AVAILABLE DATA.
____

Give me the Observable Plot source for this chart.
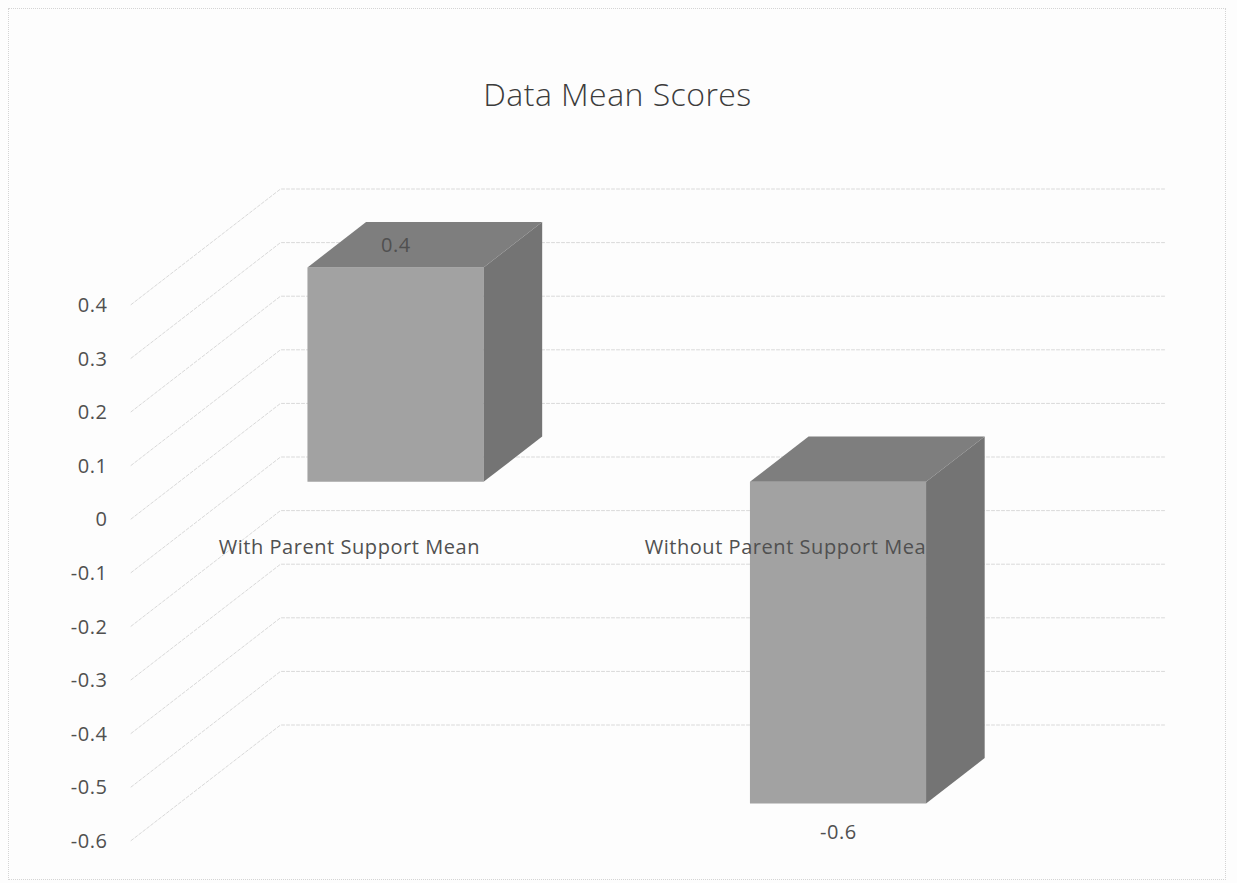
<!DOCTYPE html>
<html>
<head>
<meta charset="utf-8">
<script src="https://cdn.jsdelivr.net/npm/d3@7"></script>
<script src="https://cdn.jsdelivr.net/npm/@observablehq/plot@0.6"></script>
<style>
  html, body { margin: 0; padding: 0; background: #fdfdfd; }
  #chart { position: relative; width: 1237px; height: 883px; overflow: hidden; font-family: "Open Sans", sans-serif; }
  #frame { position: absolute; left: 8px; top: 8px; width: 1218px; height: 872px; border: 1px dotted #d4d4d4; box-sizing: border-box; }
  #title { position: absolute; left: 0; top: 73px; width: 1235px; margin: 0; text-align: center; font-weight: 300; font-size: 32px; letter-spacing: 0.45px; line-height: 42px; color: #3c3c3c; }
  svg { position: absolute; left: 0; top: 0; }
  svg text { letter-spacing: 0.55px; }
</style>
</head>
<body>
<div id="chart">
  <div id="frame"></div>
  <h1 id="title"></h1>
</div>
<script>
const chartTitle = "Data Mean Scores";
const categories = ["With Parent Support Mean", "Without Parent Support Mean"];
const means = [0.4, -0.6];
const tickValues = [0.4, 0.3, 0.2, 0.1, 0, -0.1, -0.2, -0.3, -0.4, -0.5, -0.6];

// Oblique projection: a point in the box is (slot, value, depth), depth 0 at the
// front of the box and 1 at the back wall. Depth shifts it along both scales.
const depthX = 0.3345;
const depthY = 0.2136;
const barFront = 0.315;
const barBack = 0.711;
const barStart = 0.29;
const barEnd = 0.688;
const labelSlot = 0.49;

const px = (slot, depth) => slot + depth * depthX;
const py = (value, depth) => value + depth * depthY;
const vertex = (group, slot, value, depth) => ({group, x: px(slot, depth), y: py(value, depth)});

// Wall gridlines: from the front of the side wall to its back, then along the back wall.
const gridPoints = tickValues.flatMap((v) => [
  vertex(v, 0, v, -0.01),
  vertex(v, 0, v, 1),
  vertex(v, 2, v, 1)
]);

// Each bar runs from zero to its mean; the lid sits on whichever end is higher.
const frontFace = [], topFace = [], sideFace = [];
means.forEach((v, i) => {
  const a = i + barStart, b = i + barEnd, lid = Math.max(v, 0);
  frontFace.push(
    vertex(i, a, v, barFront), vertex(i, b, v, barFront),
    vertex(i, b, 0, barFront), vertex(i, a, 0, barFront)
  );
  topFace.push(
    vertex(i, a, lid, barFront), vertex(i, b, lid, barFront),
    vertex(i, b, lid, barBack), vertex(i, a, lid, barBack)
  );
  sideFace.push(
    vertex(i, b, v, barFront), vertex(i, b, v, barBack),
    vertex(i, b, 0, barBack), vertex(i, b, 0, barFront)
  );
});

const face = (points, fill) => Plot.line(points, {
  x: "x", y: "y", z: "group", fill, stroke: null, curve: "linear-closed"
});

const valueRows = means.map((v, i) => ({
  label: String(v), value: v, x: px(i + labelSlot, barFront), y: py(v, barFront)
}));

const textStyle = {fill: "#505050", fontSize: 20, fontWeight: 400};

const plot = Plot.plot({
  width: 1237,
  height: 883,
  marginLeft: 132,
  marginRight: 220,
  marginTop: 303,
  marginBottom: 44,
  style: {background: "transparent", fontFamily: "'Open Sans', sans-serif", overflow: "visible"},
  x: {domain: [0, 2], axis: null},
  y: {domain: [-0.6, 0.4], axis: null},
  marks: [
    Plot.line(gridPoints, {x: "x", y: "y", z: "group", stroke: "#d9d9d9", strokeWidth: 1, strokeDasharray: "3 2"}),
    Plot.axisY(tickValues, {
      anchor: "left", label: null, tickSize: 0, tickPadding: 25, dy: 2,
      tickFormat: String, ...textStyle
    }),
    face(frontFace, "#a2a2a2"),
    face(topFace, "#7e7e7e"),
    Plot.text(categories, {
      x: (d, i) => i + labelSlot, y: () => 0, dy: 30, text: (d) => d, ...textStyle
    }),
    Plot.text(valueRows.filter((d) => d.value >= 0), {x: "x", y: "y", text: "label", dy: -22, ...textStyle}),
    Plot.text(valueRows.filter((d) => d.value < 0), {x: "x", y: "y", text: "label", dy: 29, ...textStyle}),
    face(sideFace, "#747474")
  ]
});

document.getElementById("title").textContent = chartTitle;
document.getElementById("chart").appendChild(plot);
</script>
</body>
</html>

____

Transcribe the full listing character for character. Pictures are excluded.

WRITTEN REPLY.
Give me the Observable Plot source for this chart.
<!DOCTYPE html>
<html>
<head>
<meta charset="utf-8">
<script src="https://cdn.jsdelivr.net/npm/d3@7"></script>
<script src="https://cdn.jsdelivr.net/npm/@observablehq/plot@0.6"></script>
<style>
  html, body { margin: 0; padding: 0; background: #fdfdfd; }
  #chart { position: relative; width: 1237px; height: 883px; overflow: hidden; font-family: "Open Sans", sans-serif; }
  #frame { position: absolute; left: 8px; top: 8px; width: 1218px; height: 872px; border: 1px dotted #d4d4d4; box-sizing: border-box; }
  #title { position: absolute; left: 0; top: 73px; width: 1235px; margin: 0; text-align: center; font-weight: 300; font-size: 32px; letter-spacing: 0.45px; line-height: 42px; color: #3c3c3c; }
  svg { position: absolute; left: 0; top: 0; }
  svg text { letter-spacing: 0.55px; }
</style>
</head>
<body>
<div id="chart">
  <div id="frame"></div>
  <h1 id="title"></h1>
</div>
<script>
const chartTitle = "Data Mean Scores";
const categories = ["With Parent Support Mean", "Without Parent Support Mean"];
const means = [0.4, -0.6];
const tickValues = [0.4, 0.3, 0.2, 0.1, 0, -0.1, -0.2, -0.3, -0.4, -0.5, -0.6];

// Oblique projection: a point in the box is (slot, value, depth), depth 0 at the
// front of the box and 1 at the back wall. Depth shifts it along both scales.
const depthX = 0.3345;
const depthY = 0.2136;
const barFront = 0.315;
const barBack = 0.711;
const barStart = 0.29;
const barEnd = 0.688;
const labelSlot = 0.49;

const px = (slot, depth) => slot + depth * depthX;
const py = (value, depth) => value + depth * depthY;
const vertex = (group, slot, value, depth) => ({group, x: px(slot, depth), y: py(value, depth)});

// Wall gridlines: from the front of the side wall to its back, then along the back wall.
const gridPoints = tickValues.flatMap((v) => [
  vertex(v, 0, v, -0.01),
  vertex(v, 0, v, 1),
  vertex(v, 2, v, 1)
]);

// Each bar runs from zero to its mean; the lid sits on whichever end is higher.
const frontFace = [], topFace = [], sideFace = [];
means.forEach((v, i) => {
  const a = i + barStart, b = i + barEnd, lid = Math.max(v, 0);
  frontFace.push(
    vertex(i, a, v, barFront), vertex(i, b, v, barFront),
    vertex(i, b, 0, barFront), vertex(i, a, 0, barFront)
  );
  topFace.push(
    vertex(i, a, lid, barFront), vertex(i, b, lid, barFront),
    vertex(i, b, lid, barBack), vertex(i, a, lid, barBack)
  );
  sideFace.push(
    vertex(i, b, v, barFront), vertex(i, b, v, barBack),
    vertex(i, b, 0, barBack), vertex(i, b, 0, barFront)
  );
});

const face = (points, fill) => Plot.line(points, {
  x: "x", y: "y", z: "group", fill, stroke: null, curve: "linear-closed"
});

const valueRows = means.map((v, i) => ({
  label: String(v), value: v, x: px(i + labelSlot, barFront), y: py(v, barFront)
}));

const textStyle = {fill: "#505050", fontSize: 20, fontWeight: 400};

const plot = Plot.plot({
  width: 1237,
  height: 883,
  marginLeft: 132,
  marginRight: 220,
  marginTop: 303,
  marginBottom: 44,
  style: {background: "transparent", fontFamily: "'Open Sans', sans-serif", overflow: "visible"},
  x: {domain: [0, 2], axis: null},
  y: {domain: [-0.6, 0.4], axis: null},
  marks: [
    Plot.line(gridPoints, {x: "x", y: "y", z: "group", stroke: "#d9d9d9", strokeWidth: 1, strokeDasharray: "3 2"}),
    Plot.axisY(tickValues, {
      anchor: "left", label: null, tickSize: 0, tickPadding: 25, dy: 2,
      tickFormat: String, ...textStyle
    }),
    face(frontFace, "#a2a2a2"),
    face(topFace, "#7e7e7e"),
    Plot.text(categories, {
      x: (d, i) => i + labelSlot, y: () => 0, dy: 30, text: (d) => d, ...textStyle
    }),
    Plot.text(valueRows.filter((d) => d.value >= 0), {x: "x", y: "y", text: "label", dy: -22, ...textStyle}),
    Plot.text(valueRows.filter((d) => d.value < 0), {x: "x", y: "y", text: "label", dy: 29, ...textStyle}),
    face(sideFace, "#747474")
  ]
});

document.getElementById("title").textContent = chartTitle;
document.getElementById("chart").appendChild(plot);
</script>
</body>
</html>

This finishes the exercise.